Work to do: Return all of the data exactly, with nothing left out but the pictures.
^^^^
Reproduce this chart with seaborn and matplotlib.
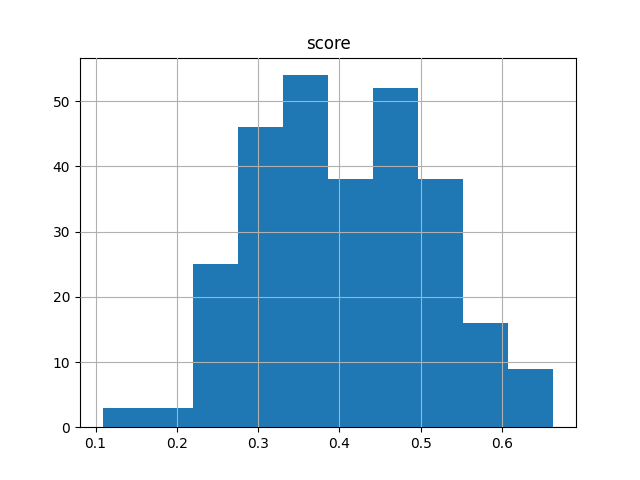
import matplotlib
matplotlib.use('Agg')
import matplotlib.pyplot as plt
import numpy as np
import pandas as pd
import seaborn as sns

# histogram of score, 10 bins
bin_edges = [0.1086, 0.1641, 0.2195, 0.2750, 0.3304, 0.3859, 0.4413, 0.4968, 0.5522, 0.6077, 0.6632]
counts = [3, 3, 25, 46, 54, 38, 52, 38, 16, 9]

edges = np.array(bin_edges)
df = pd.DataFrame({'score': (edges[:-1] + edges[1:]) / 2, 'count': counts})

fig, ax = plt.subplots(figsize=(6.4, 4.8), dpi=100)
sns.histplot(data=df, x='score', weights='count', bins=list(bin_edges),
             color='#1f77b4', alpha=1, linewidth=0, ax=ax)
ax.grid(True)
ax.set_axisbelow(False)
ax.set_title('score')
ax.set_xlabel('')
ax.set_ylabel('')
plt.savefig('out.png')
^^^^
Finished task:
Reproduce this chart with seaborn and matplotlib.
import matplotlib
matplotlib.use('Agg')
import matplotlib.pyplot as plt
import numpy as np
import pandas as pd
import seaborn as sns

# histogram of score, 10 bins
bin_edges = [0.1086, 0.1641, 0.2195, 0.2750, 0.3304, 0.3859, 0.4413, 0.4968, 0.5522, 0.6077, 0.6632]
counts = [3, 3, 25, 46, 54, 38, 52, 38, 16, 9]

edges = np.array(bin_edges)
df = pd.DataFrame({'score': (edges[:-1] + edges[1:]) / 2, 'count': counts})

fig, ax = plt.subplots(figsize=(6.4, 4.8), dpi=100)
sns.histplot(data=df, x='score', weights='count', bins=list(bin_edges),
             color='#1f77b4', alpha=1, linewidth=0, ax=ax)
ax.grid(True)
ax.set_axisbelow(False)
ax.set_title('score')
ax.set_xlabel('')
ax.set_ylabel('')
plt.savefig('out.png')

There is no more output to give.